Relationship Between Continuous Variables
Overview
Teaching: 45 min
Exercises: 10 minQuestions
What are continuous variables?
How do I evaluate the relationship between two continuous variables?
Objectives
Exploring data with scatter plots
Identifying positive and negative correlation
Identifying and applying appropriate correlation tests
Interpretation of correlation values and coefficient of determination
Introducing continuous variables
The first feature of our dataset we are going to investigate is to look at relationships between continuous variables. A continuous variable is one which can take any value between a minimum and maximum possible value - measurements such as height, distance, or time. Continuous variables can be of interest to researchers when they show relationships in how they change; statistically we can evaluate relatedness using correlation analysis.
Challenge 1
Which of the following datasets are continuous variables
- The weight of a dog
- The age of a dog
- The breed of a dog
- The colour of a dog
Solution to challenge 1
1 and 2 are both continous variables, although age in particular is often recorded in whole (discrete) units such as months or years. Neither breed nor colour are continuous - a dog can be a mixed breed, and colour definitions may merge into each other, but neither has a logical linear order (for example, neither a brown dog nor a Dalmation are part of a single continuum between a white dog and a black dog)
A correlation measures the ‘degree of association’ between two continuous variables.
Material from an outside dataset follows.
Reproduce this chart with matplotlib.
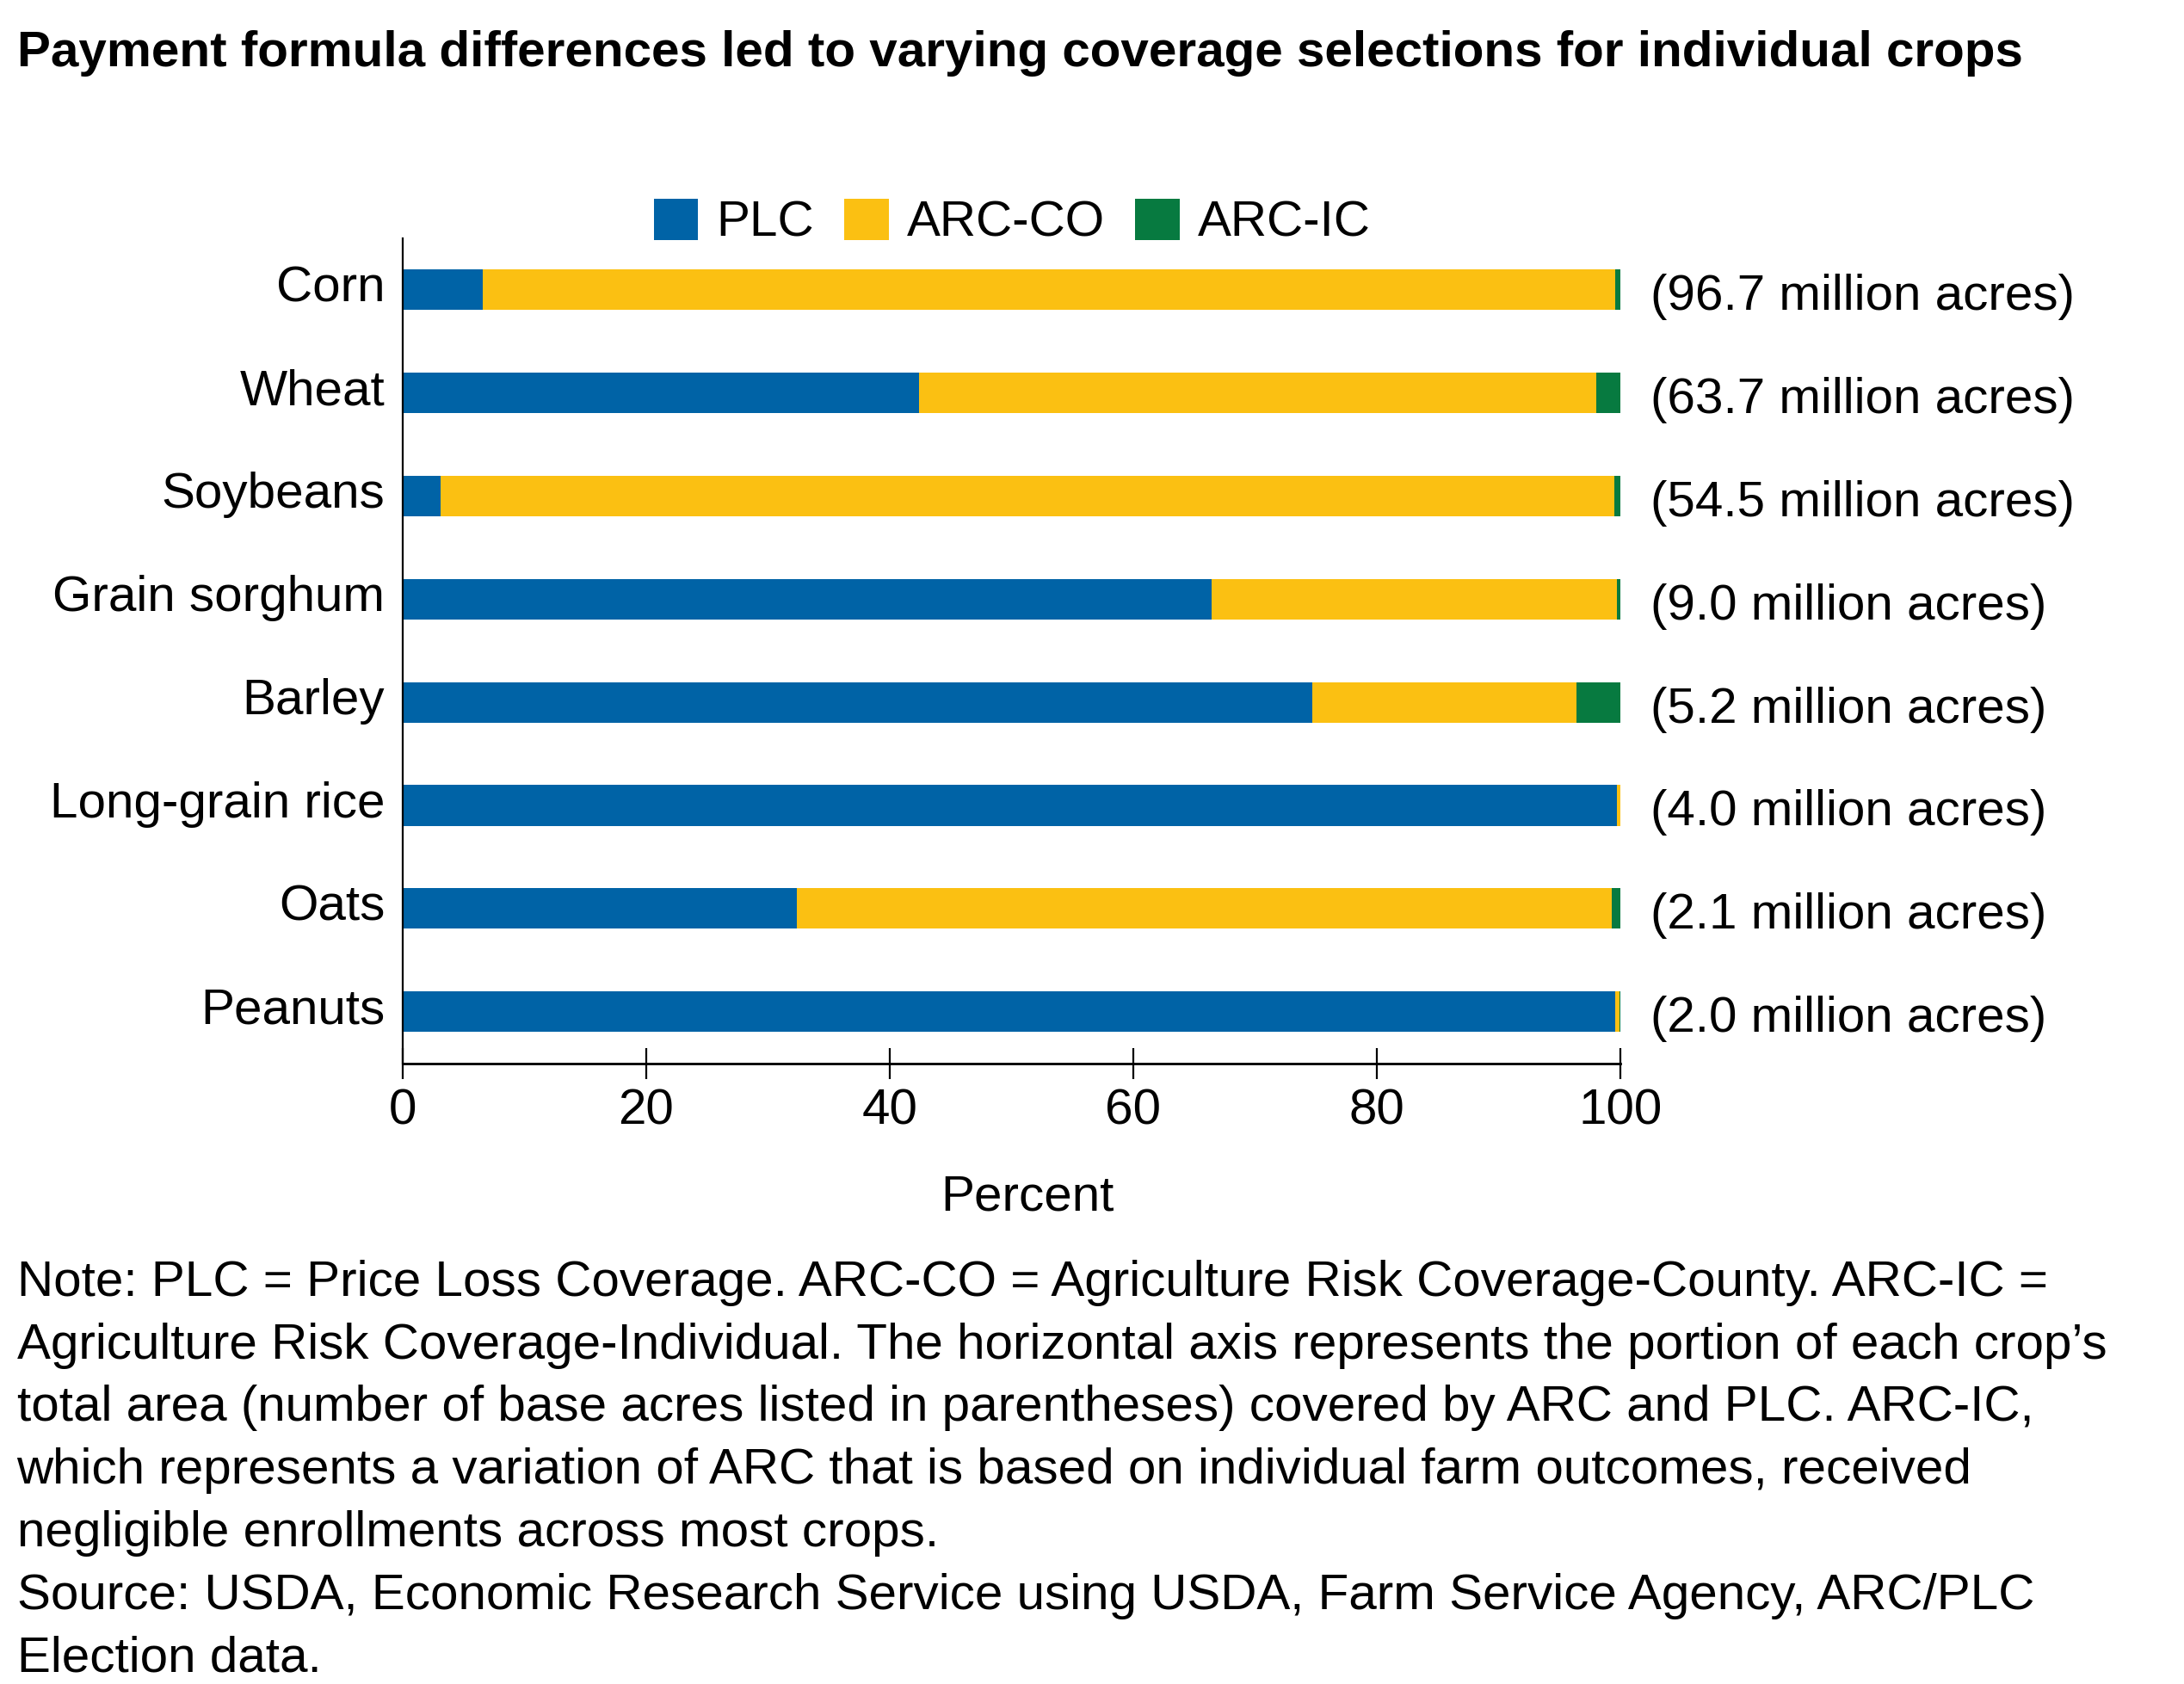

Associations can be:
- positive: an increase in one variable is associated with an increase in the other
- negative: an increase in one variable is associated with a decrease in the other
- non-linear: as one variable increases, the other changes but not in a consistant way
Previewing relationships with scatter plots
The gallstones dataset contains a number of continuous variables. The first step in studying potential relationships between these is to examine them using scatter plots
plot(gallstones$Height, gallstones$Weight,
xlab = "Height",
ylab = "Weight",
cex.lab=0.8, cex.main=1,pch=1, # Set some plot formatting
main="Scatter-plot of weight against height")
From this graph, there appears to be a correlation between height and weight.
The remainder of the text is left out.